A child-sex scandal that threatened to destroy Tony Blair’s
government last week has been mysteriously squashed and wiped off the
front pages of British newspapers. Operation Ore, the United Kingdom’s
most thorough and comprehensive police investigation of crimes against
children, seems to have uncovered more than is politically acceptable at
the highest reaches of the British elite. In the 19th of January
edition of The Sunday Herald, Neil Mackay sensationally reported that
senior members of Tony Blair’s government were being investigated for
paedophilia and the “enjoyment” of child-sex pornography:

“The Sunday Herald has also had confirmed by a very
senior source in British intelligence that at least one high-profile
former Labour Cabinet minister is among Operation Ore suspects. The
Sunday Herald has been given the politician’s name but, for legal
reasons, can not identify the person.
There are still unconfirmed rumours that another senior Labour
politician is among the suspects. The intelligence officer said that a
‘rolling’ Cabinet committee had been set up to work out how to deal with
the potentially ruinous fall-out for both Tony Blair and the government
if arrests occur.”

The allegations are the most serious yet levelled at an
administration that prides itself on the inclusion in its ranks of a
high quota of controversial and flamboyant homosexual men, and whose
First Lady, Cherie Blair, has come under the spotlight for her
indulgence in pagan rituals that resemble Freemasonic rites. Unconfirmed
information also suggests that the term “former Labour Cabinet
minister” is misleading and that the investigation has identified a
surprisingly large number of alleged paedophiles at the highest level of
British government, including one very senior cabinet minister
The Blair government has responded by imposing a comprehensive
blackout on the story, effectively removing it from the domain of public
discussion. Attempts on the part of this journalist to establish why
the British media has not followed up on the revelations have met with a
wall of silence. Editors and journalists of The Times, The Daily
Telegraph, The Guardian, The Independent, The Sunday Times, The
Observer, The Sunday Telegraph, The Daily Mail, The Daily Express, The
Mirror, The Sun, the BBC, Independent Television News and even The
Sunday Herald have refused to discuss the matter.

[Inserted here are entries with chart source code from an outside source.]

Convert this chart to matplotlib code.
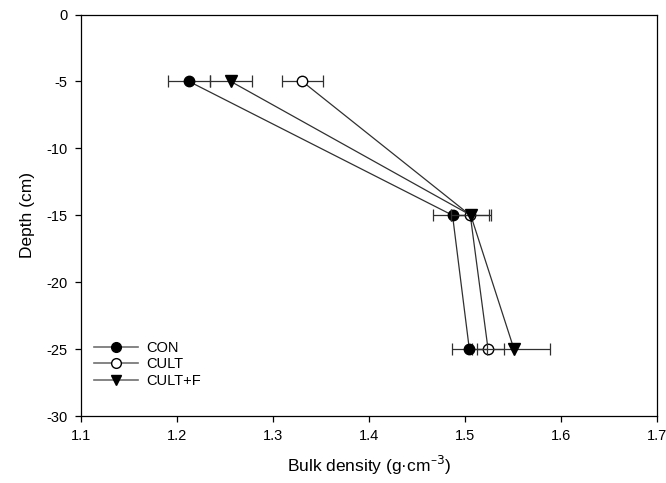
import matplotlib
matplotlib.use("Agg")
import matplotlib.pyplot as plt
from matplotlib.lines import Line2D

plt.rcParams['font.family'] = ['Liberation Sans', 'DejaVu Sans']
plt.rcParams['axes.unicode_minus'] = False

depth = [-5, -15, -25]
con = [1.2125, 1.487, 1.5045]
con_err = [0.022, 0.0205, 0.018]
cult = [1.3305, 1.5055, 1.524]
cult_err = [0.0215, 0.020, 0.017]
cultf = [1.256, 1.506, 1.551]
cultf_err = [0.022, 0.021, 0.038]
labels = ['CON', 'CULT', 'CULT+F']

fig = plt.figure(figsize=(6.66, 4.83), dpi=100)
ax = fig.add_axes([81/666, 1-416/483, (657-81)/666, (416-14.5)/483])

lc = '#303030'
ms = 7.5
ax.errorbar(cult, depth, xerr=cult_err, color=lc, lw=0.9, capsize=4, capthick=0.9,
            marker='o', ms=ms, mfc='white', mec='black', zorder=2)
ax.errorbar(con, depth, xerr=con_err, color=lc, lw=0.9, capsize=4, capthick=0.9,
            marker='o', ms=ms, mfc='black', mec='black', zorder=3)
ax.errorbar(cultf, depth, xerr=cultf_err, color=lc, lw=0.9, capsize=4, capthick=0.9,
            marker='v', ms=ms + 0.5, mfc='black', mec='black', zorder=4)

ax.set_xlim(1.1, 1.7)
ax.set_ylim(-30, 0)
ax.set_xticks([1.1, 1.2, 1.3, 1.4, 1.5, 1.6, 1.7])
ax.set_xticklabels(['1.1', '1.2', '1.3', '1.4', '1.5', '1.6', '1.7'])
ax.set_yticks([0, -5, -10, -15, -20, -25, -30])
ax.tick_params(direction='out', length=4.5, width=0.9, labelsize=10.5, pad=5)
for s in ax.spines.values():
    s.set_linewidth(0.9)

ax.set_xlabel('Bulk density (g·cm$^{\u2013 3}$)', fontsize=12.5, labelpad=8)
ax.set_ylabel('Depth (cm)', fontsize=12.5, labelpad=8)

hs = [Line2D([], [], color='#707070', lw=1.2, marker='o', ms=7, mfc='black', mec='black'),
      Line2D([], [], color='#707070', lw=1.2, marker='o', ms=7, mfc='white', mec='black'),
      Line2D([], [], color='#707070', lw=1.2, marker='v', ms=7.5, mfc='black', mec='black')]
ax.legend(hs, labels, loc='lower left', bbox_to_anchor=(0.0, 0.038), frameon=False,
          fontsize=10.5, handlelength=3.0, handletextpad=0.6, labelspacing=0.15,
          borderaxespad=0.5)

fig.savefig('out.png', dpi=100)
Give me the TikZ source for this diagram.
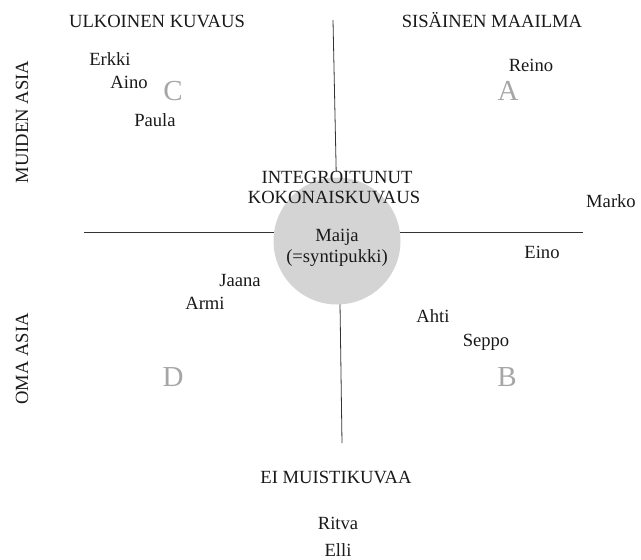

Speaking from London, freelance journalist Bob Kearley told me:

“Whether or not a D-Notice has been issued is not clear.
But based on some of the feedback I’ve been getting it’s apparent that
editors and media owners have voluntarily agreed not to cover the story
at this time. Operation Ore is still being reported, but not in regard
to government ministers, and it’s taking up very few column inches on
the third or fourth page. Don’t forget that the intelligence services
are involved here, and Blair is anxious to ensure that the scandal does
not rock the boat at a time when the country is about to go to war.”

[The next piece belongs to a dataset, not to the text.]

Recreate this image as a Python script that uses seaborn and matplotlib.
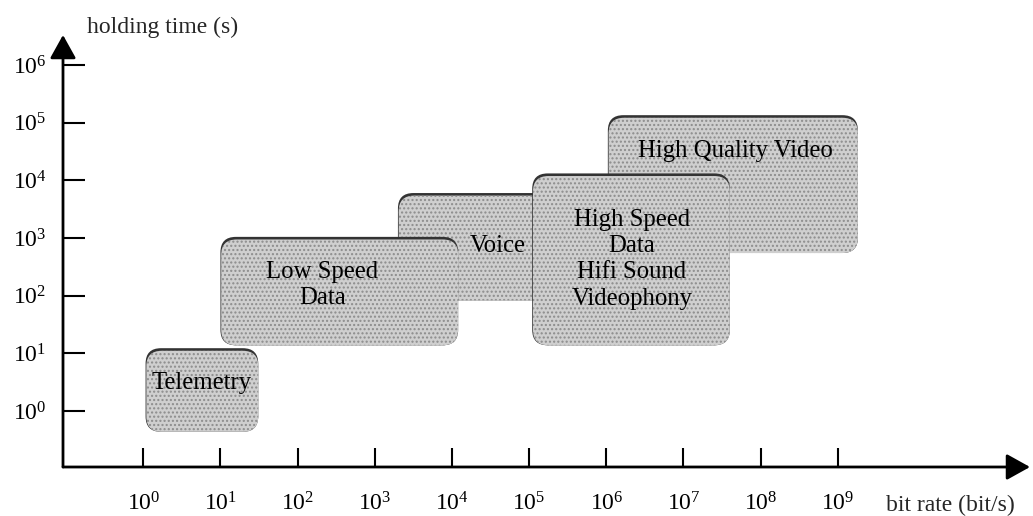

“You can imagine the effect this would have on the morale of troops
who are about to commit in Iraq. In fact morale is reportedly quite low
anyway, with service personnel throwing their vaccines into the sea en
route to the battlefront and knowing how unpopular the war is with the
British people. And a lot of squaddies I’ve met think there’s something
weird going on between Bush and Blair. If you’re then told that the
executive responsible for the conduct of the war is staffed by
child-molesters … well, then Saddam suddenly looks like the sort of
bloke with whom you can share a few tins [beer].”